I would like to give a shoutout to the people in our harbor who are managing our winter races. If you are like me and say "I do not sail in the rain," you have to give these people a big thank you for doing race committee work, because no matter what the weather is like, they cannot call in sick.
The first person I need to thank is Paul DeCapua and his crew from Bahia Corinthian Yacht Club in running the Hot Rum Series, and starting the Bogart Series for our harbor's PHRF boats.
The next person who comes to mind is Balboa Yacht Club's Pinky Green, for running the inside Sunkist Series and the Super Sabot Saturdays.
Next up is BYC's John Lee and his crew for running the Outside Sunkist Series.

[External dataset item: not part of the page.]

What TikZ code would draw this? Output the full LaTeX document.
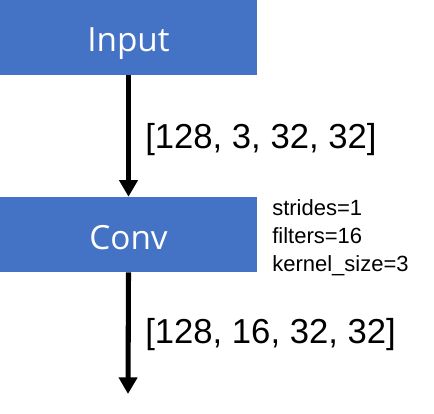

Make sure you ask John who his mark set people are and give them a thank you (outside mark set is not an easy job this time of year).
Next we have Newport Harbor Yacht Club's Fleet Captain Robert Kenny, who is running this year's Winter Series. By the time the Winter Series is complete, he would have started and finished 12 races with as many as 56 boats entered.
Well done to all our harbor's PROs this winter season, and thank you.
Our top sailors this winter have been: Gale Pickey, Lee Sutherland and Kurt Wiese, in the NHYC Winter Series Harbor 20 A Fleet; Harbor 20 B Rolly Pulaski, Len Connelly and Jack Cannon are leading B Fleet, with Tom Corkett and Nic Froehlich taking a commanding lead after the next three races and receiving their third throw out for the series. With one point separating Nic and Tom going into the last three races, it should be a good race.
In the Harbor 20 C Fleet, Jonathan Cheadle appears to be holding a strong lead over the fleet. Overall Winners of BCYC "Hot Rum Series" are John Szalay, Dan Rossen and Beverly Evans. In BYC's Sunkist Series Outside, there is a close battle in PHRF A between It's OK, Amante and Dare.
In class B, Doubletime has a solid lead. Over in Class C, Legacy seems to have the advantage, and in Class D, Violetta de la Mare has a comfortable lead. Class E will come down to the last race between Whisper, Campaign II and Pussycat.
BYC Inside Sunkist has been well attended, with Bob Larzelere and Brian Mason duking it out in the Thistle fleet. In the Harbor 20 As, Gary Thorne and Guy Doran are going into the last two races tied for first place. In Harbor 20 B, Rolly Pulaski appears to have this series wrapped up. That's no easy task with more than 18 boats signed up in Harbor 20 B fleet in this series.
In the Harbor 20 C fleet Jonathan Cheadle appears to be ready to move up to B Fleet. Next are thosefrostbitten Laser sailors with Gator Cook trying to keep Steve Kent and Alan Andrews behind him. Of the fleet of 14 Sabot A fleet sailors signed up, Molly Lynch has closed the deal, but there appears to be a good race for second place between Terese Ivory and Lyn Acosta.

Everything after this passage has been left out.